While so many of the temples in Korea can seem monotonous at times to the untrained eye with the same basic color scheme, architecture and symbols, this temple truly stands out with its sheer height.
The temple is built sloping up the mountain so that is requires a true hike in order to actually see the whole temple. Most temples require a hike to them, but then the temple itself is all at one elevation. This is one unique aspect of this grandiose temple.
The Cheontae Doctrine holds the Lotus Sutra of Buddhists teachings in highest esteem. They believe that all things are empty and without essential reality, that all things have a provisional reality, and that all things are absolutely unreal and provisionally real both at once. One of the most interesting parts of this temple, aside from the way it is built going up up up into the mountains rather than all at the same height and platform, are the rather horrific paintings. Most temples in Korea that I’ve been to seem to showcase calming artistic works. While they may have a hidden truth or explain some gruesome reality, they never look it, however at Guinsa, the paintings hid nothing.

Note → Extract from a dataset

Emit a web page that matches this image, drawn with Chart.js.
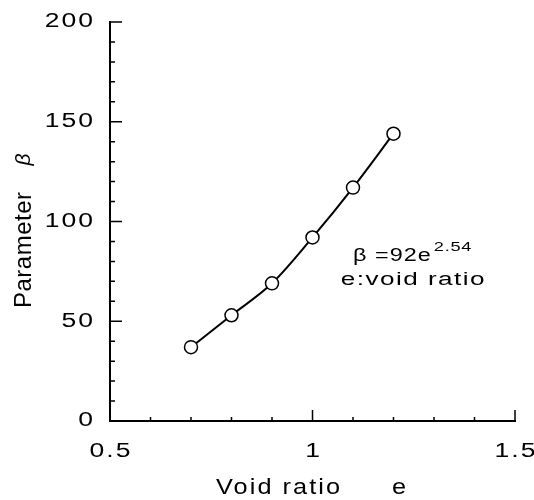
<!DOCTYPE html>
<html>
<head>
<meta charset="utf-8">
<script src="https://cdn.jsdelivr.net/npm/chart.js@4"></script>
<style>
  body { margin: 0; background: #fff; }
  canvas { display: block; }
</style>
</head>
<body>
<canvas id="chart" width="534" height="500"></canvas>
<script>
// measured points: void ratio e vs parameter beta
const voidRatio = [0.7, 0.8, 0.9, 1.0, 1.1, 1.2];
const beta = [37, 53, 69, 92, 117, 144];
const xTicks = [0.5, 1, 1.5];
const yTicks = [0, 50, 100, 150, 200];

const FONT = "'Liberation Sans', Arial, sans-serif";

// the scanned original is stretched sideways, so text is drawn with a horizontal scale
function wideText(ctx, text, x, y, o) {
  const sx = o.sx || 1;
  const ls = o.ls || 0;
  ctx.save();
  ctx.font = o.font;
  ctx.letterSpacing = ls + "px";
  ctx.textAlign = "left";
  ctx.textBaseline = o.baseline || "alphabetic";
  const w = ctx.measureText(text).width - ls;
  let x0 = 0;
  if (o.align === "center") x0 = -w / 2;
  else if (o.align === "right") x0 = -w;
  ctx.translate(x, y);
  ctx.scale(sx, 1);
  ctx.fillText(text, x0, 0);
  ctx.restore();
  return w * sx;
}

// inward tick marks, tick labels, axis titles and the fit equation
const decorPlugin = {
  id: "decor",
  afterDraw(chart) {
    const ctx = chart.ctx;
    const xs = chart.scales.x;
    const ys = chart.scales.y;
    const area = chart.chartArea;
    ctx.save();
    ctx.strokeStyle = "#000";
    ctx.lineWidth = 1.5;
    ctx.beginPath();
    for (let v = 0; v <= 200; v += 10) {
      const py = ys.getPixelForValue(v);
      const len = v % 50 === 0 ? 12 : 5;
      ctx.moveTo(area.left, py);
      ctx.lineTo(area.left + len, py);
    }
    for (let i = 6; i <= 15; i++) {
      const px = xs.getPixelForValue(i / 10);
      const len = i % 5 === 0 ? 11 : 4;
      ctx.moveTo(px, area.bottom);
      ctx.lineTo(px, area.bottom - len);
    }
    ctx.stroke();

    ctx.fillStyle = "#000";
    const tickFont = "19.5px " + FONT;
    yTicks.forEach(v => {
      wideText(ctx, String(v), area.left - 17, ys.getPixelForValue(v),
        { font: tickFont, sx: 1.36, ls: 1.5, align: "right", baseline: "middle" });
    });
    xTicks.forEach(v => {
      wideText(ctx, String(v), xs.getPixelForValue(v), area.bottom + 31,
        { font: tickFont, sx: 1.36, ls: 1.5, align: "center", baseline: "middle" });
    });

    // y title, rotated
    ctx.save();
    ctx.translate(24, 228);
    ctx.rotate(-Math.PI / 2);
    ctx.textBaseline = "middle";
    ctx.textAlign = "left";
    ctx.font = "24px " + FONT;
    ctx.letterSpacing = "0.5px";
    const w1 = ctx.measureText("Parameter").width;
    ctx.fillText("Parameter", -80, 0);
    ctx.font = "italic 21px " + FONT;
    ctx.fillText("\u03B2", -80 + w1 + 26, 0);
    ctx.restore();

    // x title
    const titleFont = { font: "22px " + FONT, sx: 1.15, ls: 1.8 };
    wideText(ctx, "Void ratio", 216, 494, titleFont);
    wideText(ctx, "e", 392, 494, titleFont);

    // fit equation
    const ex = xs.getPixelForValue(1.1);
    const ey = ys.getPixelForValue(80);
    const wEq = wideText(ctx, "\u03B2 =92e", ex, ey, { font: "18px " + FONT, sx: 1.3, ls: 0.8 });
    wideText(ctx, "2.54", ex + wEq + 3, ey - 10, { font: "13px " + FONT, sx: 1.4, ls: 0.5 });
    wideText(ctx, "e:void ratio", xs.getPixelForValue(1.07), ys.getPixelForValue(68),
      { font: "18px " + FONT, sx: 1.45, ls: 1 });
    ctx.restore();
  }
};

new Chart(document.getElementById("chart").getContext("2d"), {
  type: "line",
  data: {
    datasets: [{
      data: voidRatio.map((e, i) => ({ x: e, y: beta[i] })),
      borderColor: "#000",
      borderWidth: 2,
      backgroundColor: "#fff",
      pointBackgroundColor: "#fff",
      pointBorderColor: "#000",
      pointBorderWidth: 1.5,
      pointRadius: 6.5,
      cubicInterpolationMode: "monotone",
      fill: false
    }]
  },
  options: {
    responsive: false,
    animation: false,
    layout: { padding: { top: 22, right: 19, left: 0, bottom: 0 } },
    plugins: {
      legend: { display: false },
      tooltip: { enabled: false }
    },
    scales: {
      x: {
        type: "linear",
        min: 0.5,
        max: 1.5,
        afterFit: s => { s.height = 79; s.paddingLeft = 0; s.paddingRight = 0; },
        afterBuildTicks: s => { s.ticks = xTicks.map(v => ({ value: v })); },
        grid: { display: false, drawTicks: false },
        border: { display: true, color: "#000", width: 2 },
        ticks: { display: false }
      },
      y: {
        type: "linear",
        min: 0,
        max: 200,
        afterFit: s => { s.width = 110; s.paddingTop = 0; s.paddingBottom = 0; },
        afterBuildTicks: s => { s.ticks = yTicks.map(v => ({ value: v })); },
        grid: { display: false, drawTicks: false },
        border: { display: true, color: "#000", width: 2 },
        ticks: { display: false }
      }
    }
  },
  plugins: [decorPlugin]
});
</script>
</body>
</html>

If you’ll be headed to the area and want to know where to stay, check out the Yeongju Hotel for some comfortable accommodation or the Ecopia Pension to get more of an outdoorsy adventure while you’re in the area.
충천북도 단양군 영춘면 백자리 132-1
132-1 Baekja-ri Yungchoon-myeon Danyang-gun Chungcheongbuk-do, Korea
To get to Danyang two train lines are available from Cheongnyangni station. There are the Mugunghwa services which run every hour or two and take about 3 hours and 15 minutes and two Saemaeul expresses daily that shave off thirty minutes and take 2 hours and 45 minutes. There are also buses available from Express Bus Terminal or Dong Seoul Bus Terminal. While in Danyang another site to see would be the Gosu Caves if there’s time.